Mesketet est José Meriot de Port-Louis ; même si il a du mal à s’en souvenir. Arrimé depuis si longtemps à Mandjet…  
Quatre Haïtiens à la recherche de leur président et d’un Dieu vivant, viennent s’ajouter à ce nouveau monde qui n’a plus trop de liens avec la réalité et l’extérieur. Mis à part Enrique Sabogal, « le seul et unique conseiller municipal  communiste de Santa Marta » et responsable de leur venue à la Ceja, un quartier de la ville. S’il n’était pas fou amoureux de Tiyi et prêt à tout pour elle, la colonie serait expulsée depuis longtemps. 
« Le Soleil est un geôlier qui ne connaît pas le pardon. » 
Rudolf ne peut réprimer ses pulsions brûlantes et coupables pour Néfertiti. Tiyi tombe gravement malade et manque de mourir plusieurs fois. Elle erre entre rechutes et démence. Loin d’Aton et sous la protection d’Enrique.
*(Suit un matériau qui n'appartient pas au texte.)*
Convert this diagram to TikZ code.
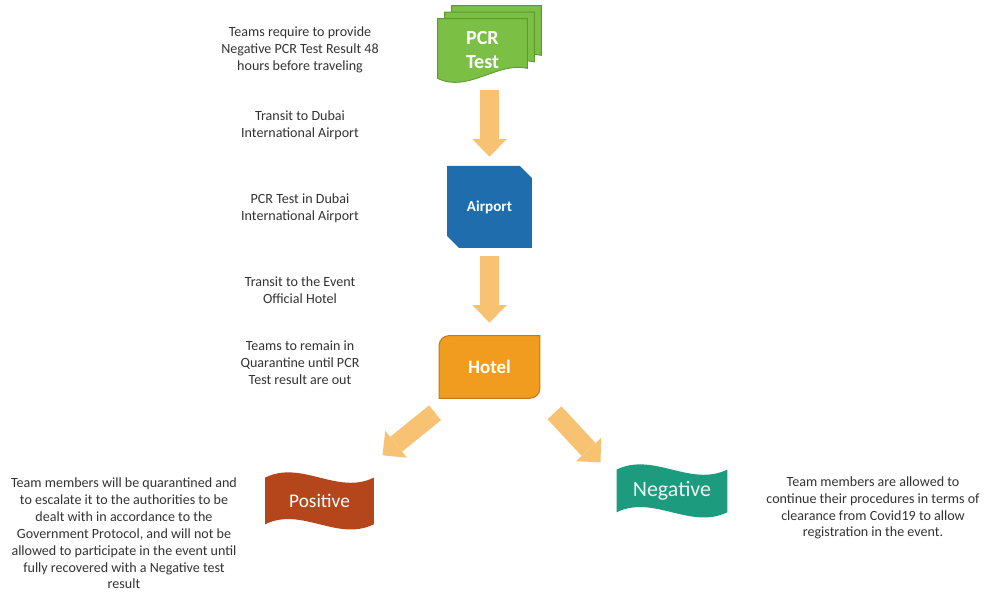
\documentclass[tikz,border=0pt]{standalone}
\usepackage{fontspec}
\setmainfont{Carlito}
\usetikzlibrary{arrows.meta,positioning,calc,backgrounds,shapes.misc}

\definecolor{pcrgreen}{HTML}{7BBF45}
\definecolor{pcredge}{HTML}{5E9A30}
\definecolor{airblue}{HTML}{1F6DAD}
\definecolor{hotelorange}{HTML}{F29C1F}
\definecolor{hoteledge}{HTML}{C47817}
\definecolor{flowc}{HTML}{F7C272}
\definecolor{posred}{HTML}{B5461B}
\definecolor{neggreen}{HTML}{1C9B7E}
\definecolor{notegray}{HTML}{333333}

\begin{document}
\begin{tikzpicture}[x=0.02cm,y=-0.02cm,on grid,
   notetext/.style={align=center,inner sep=0pt,text=notegray,font=\fontsize{8}{9.6}\selectfont},
   stage/.style={inner sep=0pt,align=center,text=white},
   sheet/.style={fill=pcrgreen,draw=pcredge,line width=0.5pt},
   flowarrow/.style={draw=flowc,line width=0.38cm,-{Triangle[width=0.69cm,length=0.35cm,line width=0pt]}}]
   \useasboundingbox (0,0) rectangle (991,593);
   % steps
   \node[stage,minimum width=1.78cm,minimum height=1.24cm,font=\fontsize{11.4}{13.7}\selectfont\bfseries] (pcr) at (482.5,50) {PCR\\Test};
   \node[stage,chamfered rectangle,chamfered rectangle corners={north east,south west},chamfered rectangle xsep=0.28cm,
         fill=airblue,minimum width=1.7cm,minimum height=1.64cm,font=\fontsize{8.6}{10}\selectfont\bfseries] (airport) [below=3.14cm of pcr,xshift=0.14cm] {Airport};
   \node[stage,minimum width=2cm,minimum height=1.24cm,font=\fontsize{10.8}{13}\selectfont\bfseries] (hotel) [below=3.2cm of airport] {Hotel};
   \node[stage,minimum width=2.16cm,minimum height=1.16cm,font=\fontsize{11}{13}\selectfont] (positive) [below left=2.68cm and 3.4cm of hotel] {Positive};
   \node[stage,minimum width=2.2cm,minimum height=1.08cm,text=white!90!neggreen,font=\fontsize{12.5}{15}\selectfont] (negative) [below right=2.48cm and 3.65cm of hotel] {Negative};
   % notes
   \node[notetext] (ask) at (300,50) {Teams require to provide\\Negative PCR Test Result 48\\hours before traveling};
   \node[notetext] (toair) at (300,125.5) {Transit to Dubai\\International Airport};
   \node[notetext] (airtest) at (300,208.5) {PCR Test in Dubai\\International Airport};
   \node[notetext] (tohotel) at (300,290.5) {Transit to the Event\\Official Hotel};
   \node[notetext] (wait) at (300,363) {Teams to remain in\\Quarantine until PCR\\Test result are out};
   \node[notetext] (posnote) at (124,533.5) {Team members will be quarantined and\\to escalate it to the authorities to be\\dealt with in accordance to the\\Government Protocol, and will not be\\allowed to participate in the event until\\fully recovered with a Negative test\\result};
   \node[notetext] (negnote) at (873,508) {Team members are allowed to\\continue their procedures in terms of\\clearance from Covid19 to allow\\registration in the event.};
   % arrows
   \draw[flowarrow,shorten <=0.18cm,shorten >=0.18cm] (pcr.south -| airport.north) -- (airport.north);
   \draw[flowarrow,shorten <=0.16cm,shorten >=0.26cm] (airport.south) -- (hotel.north);
   \draw[flowarrow] ($(hotel.south)+(-54.5,14.5)$) -- ($(hotel.south)+(-107,57)$);
   \draw[flowarrow] ($(hotel.south)+(65,14.5)$) -- ($(hotel.south)+(111,64)$);
   % shapes behind the steps
   \begin{scope}[on background layer]
      \foreach \dx/\dy in {14/-13,7/-6.5,0/0}
         \path[sheet] ($(pcr.north west)+(\dx,\dy)$) -- ($(pcr.north east)+(\dx,\dy)$) -- ($(pcr.south east)+(\dx,\dy-13)$)
            .. controls ($(pcr.south east)+(\dx-30,\dy-20)$) and ($(pcr.south west)+(\dx+30,\dy+12)$) .. ($(pcr.south west)+(\dx,\dy-3)$) -- cycle;
      \path[fill=hotelorange,draw=hoteledge,line width=0.6pt] (hotel.south west) -- ($(hotel.north west)+(0,10)$)
         arc[start angle=180,end angle=270,radius=10] -- (hotel.north east) -- ($(hotel.south east)+(0,-10)$)
         arc[start angle=0,end angle=90,radius=10] -- cycle;
      \foreach \n/\c in {positive/posred,negative/neggreen}
         \fill[\c] ($(\n.north west)+(0,6)$) .. controls ($(\n.north west)!1/3!(\n.north east)+(0,-12)$) and ($(\n.north west)!2/3!(\n.north east)+(0,24)$) .. ($(\n.north east)+(0,6)$)
            -- ($(\n.south east)+(0,-6)$) .. controls ($(\n.south west)!2/3!(\n.south east)+(0,12)$) and ($(\n.south west)!1/3!(\n.south east)+(0,-24)$) .. ($(\n.south west)+(0,-6)$) -- cycle;
   \end{scope}
\end{tikzpicture}
\end{document}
Ute croit, dans les bras de Mesketet, oublier que  Rudolf se détourne irrémédiablement d’elle. Mesketet, fort de cet amour et de l’argent volé à Rudolf, s’aventure jusqu’en ville. Des espoirs renaissent pour s’éteindre aussitôt. Les Haïtiens s’entredéchirent et s’enfuient. On retrouve le corps de Néfertiti « là où le sel de la terre se mélange à l’eau douce du rio. » Aton s’immole par le feu détruisant en même temps que son enveloppe charnelle tout espoir de rédemption. 
Personne n’est épargné. Même l’argent n’achète pas la misère. Les illusions prennent le goût d’une racine amère. Même l’innocence explose en plein vol quand Aton est en colère. Maryse Condé, comme une conteuse lors d’une veillée, éclaire d’un trait lumineux le destin funeste d’une colonie perdue.